Future/Forward is a two-day event that will bring together the nation’s leading arts practitioners and industry professionals including renowned artists Abdul Abdullah, Patricia Piccinini and Peter White, experimental arts group pvi collective and Fiona Foley to debate best practice and the politics of policy change to encourage artistic thinking for creative action.
Fiona Foley’s focus will be on public art. She believes it conveys a critical artistic voice that tells its audience important stories about the places we live in and visit. Through what it presents and what it excludes, public art can educate us on history, local culture and public values.
“The public space is an opportunity for Indigenous artists to write a different perspective of history into the visual landscape, that doesn't currently exist,” says Foley.
Foley’s works encompass painting, printmaking and photography, however it is her work in the public space that has seen her greatest influence. Exploring themes of politics, culture, ownership, language and identity, Foley delves into history to convey her strong messages of culture and place to contemporary audiences so that the Aboriginal narrative can be written clearly into Australia’s history.
“Public art reflects who we are to ourselves and reflects who we are to the world. It is an opportunity to change the mindset of non-Indigenous Australians to embrace their shared history with Aboriginal Australians,” Foley adds.

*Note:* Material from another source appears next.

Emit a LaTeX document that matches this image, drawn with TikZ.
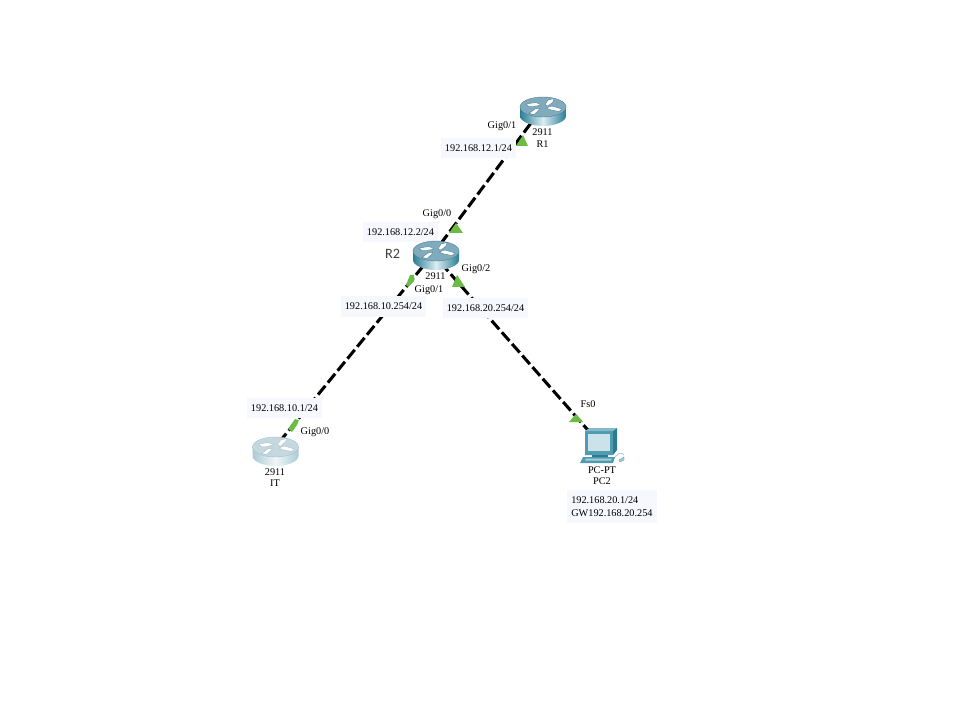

The process of commissioning public art is where the resistance lies. The commissioning process causes both practical and legal problems that too often undermine artistic intent, with processes that disengage the work from its meaning.
“Aboriginal artists are up against those with a conservative view of Australia, who are currently sitting on these commissioning committees. We need to broaden diversity on these committees so we can create a public space where all Australians are proud of Indigenous culture in this country.”
NAVA champions artistic courage and challenges governments to design policies that honour Indigenous culture, says NAVA Executive Director, Esther Anatolitis.
“Artists shouldn’t feel powerless in the commissioning process, and shouldn’t have to accept their work being compromised and their culture undermined.
“A majority of disputes handled by NAVA concern public art. Time and again we discover that institutional processes are acting as barriers against the participation of Indigenous artists or the development of their work. When commissioning bodies are working with Indigenous artists telling local stories, there’s an ethic that needs to carry through from the very first step to the very last, and that’s about honouring place and telling local stories honestly. We all have so much to learn,” says Anatolitis.
Foley speaks proudly of her work Black Opium, currently at the State Library of Queensland. The work responds to the 1897 Aboriginals Protection and Restriction of the Sale of Opium Act that subjected Indigenous people in Queensland to dependency on opium.
“It was my most enjoyable piece to work on because it was supported by the institution, they embraced the history from the very beginning and didn’t try and shun it. Whereas, other projects I’ve had to fight to share the history,” Foley says.
Meaningful art tells authentic stories of place and culture, however committees are often fearful of taking a risk and causing controversy. Foley argues that it is important to tell Australia’s stories honestly, as it helps to shape our values today and our vision for tomorrow.